Many Americans who were “Communist Sympathizers” were so because they bought into the ideal. If you read the Communist Manifesto by Karl Marx, it is full of a lot of idealistic, flowery stuff that just didn’t exist in reality.
It wasn’t as clear as you think, at least not until the Berlin Wall, which was a stark symbol of imprisonment. It wasn’t nearly as easy to get news/information back then, and even then some sympathizers believed it was western propaganda.
I see a lot of ethnocentrism in this thread.
This is the key word. We know Communism was much more ideological than our capitalistic freedom. We know that. Because our way is clearly better. Ask the Native Americans, they are grateful that we dealt with their forbears properly, in order to build this great country.

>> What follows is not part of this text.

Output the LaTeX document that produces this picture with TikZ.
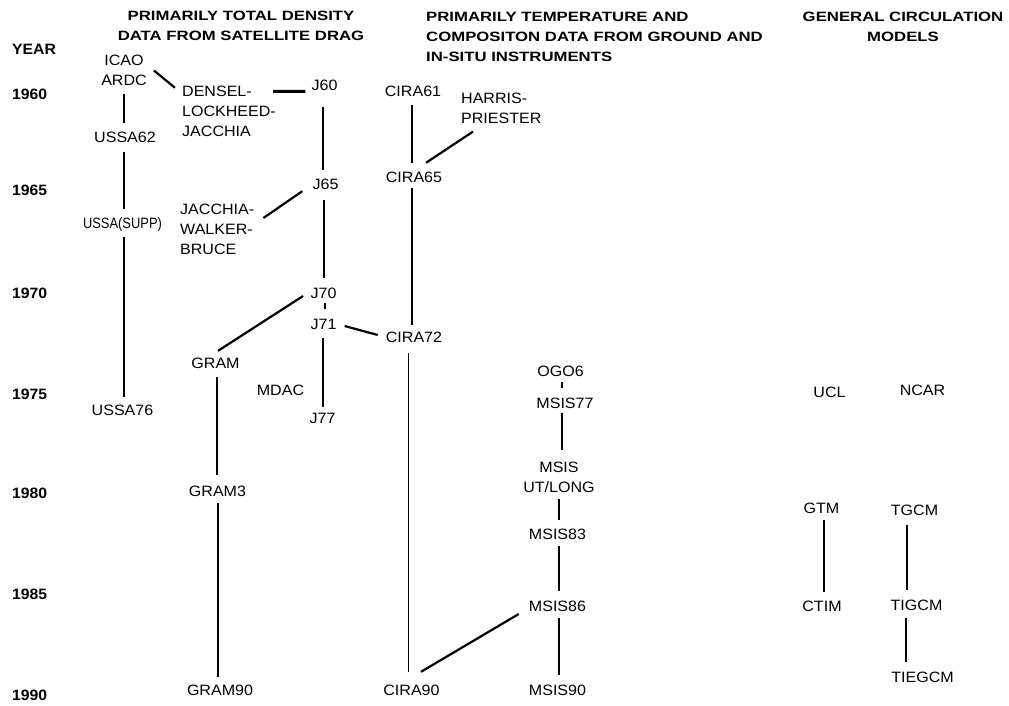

I recall hearing a preacher in the '60s say “Free men are not equal and equal men are not free.” It was anti-civil-rights BS, but the basic statement has validity to it. “Freedom” is a dreadfully overplayed theme, which is being used unironically to try to lead the US right down the path of authoritarianism. It is difficult to see the difference between the goals of the American Right Wing and the Soviet Politburo, or that Russia today is an improvement over the RSFSR.
It seems to be a human defect, that we want to delegate our autonomy to a strong leader. It is the theme of history, and no matter how carefully we design our systems, if there is a mechanism of power, someone will try to gain control of it, and the rest of us will let them.
Machiavelli was right: all a nation needs is for the majority of its citizens to be reasonably content (mostly not too terribly oppressed) and the government will persist. Even in the most totalitarian regime, democracy ultimately underlies it, and when conditions become untenable, the government will fall. As long as the more powerful among us are able to maintain a reasonable standard of living for the less powerful among us, it will be fine, until those powerful ones become too ambitious and decide they want to take more than the system will tolerate, and then it all falls apart.
How many of them traveled around freely finding and looking at whatever they wanted or carefully shepherded. I had a girlfriend who went on a trip to China for two weeks in 1980, covering from Shanghai to Beijing. No single thing did they see, no place did they eat that wasn’t selected by their guides.
The latter was sort of understandable as there was very little tourist infrastructure in the country at the time but they weren’t allowed to wander around at will, either in cities or in rural areas.
Even this simple fact, that they weren’t allowed to move around at will, should have been a red flag to anyone visiting, no matter how nice the things they saw were
One would think so but WYSIWYG even without preconceptions. Even Billy Graham, certainly no pinko-commie, was awed by his dinner during his 1992 Moscow trip saying, “Your average American doesn’t eat like this,” to his hosts.
as Horatius observed, during the 30’s US Communists were happy with Stalin until he signed treaty with Hitler
However much one disparages Ayn Rand, I find this quote from “Atlas Shrugged” topical:
they made it sound like anyone who’d oppose the plan was a child killer at heart and less than a human being.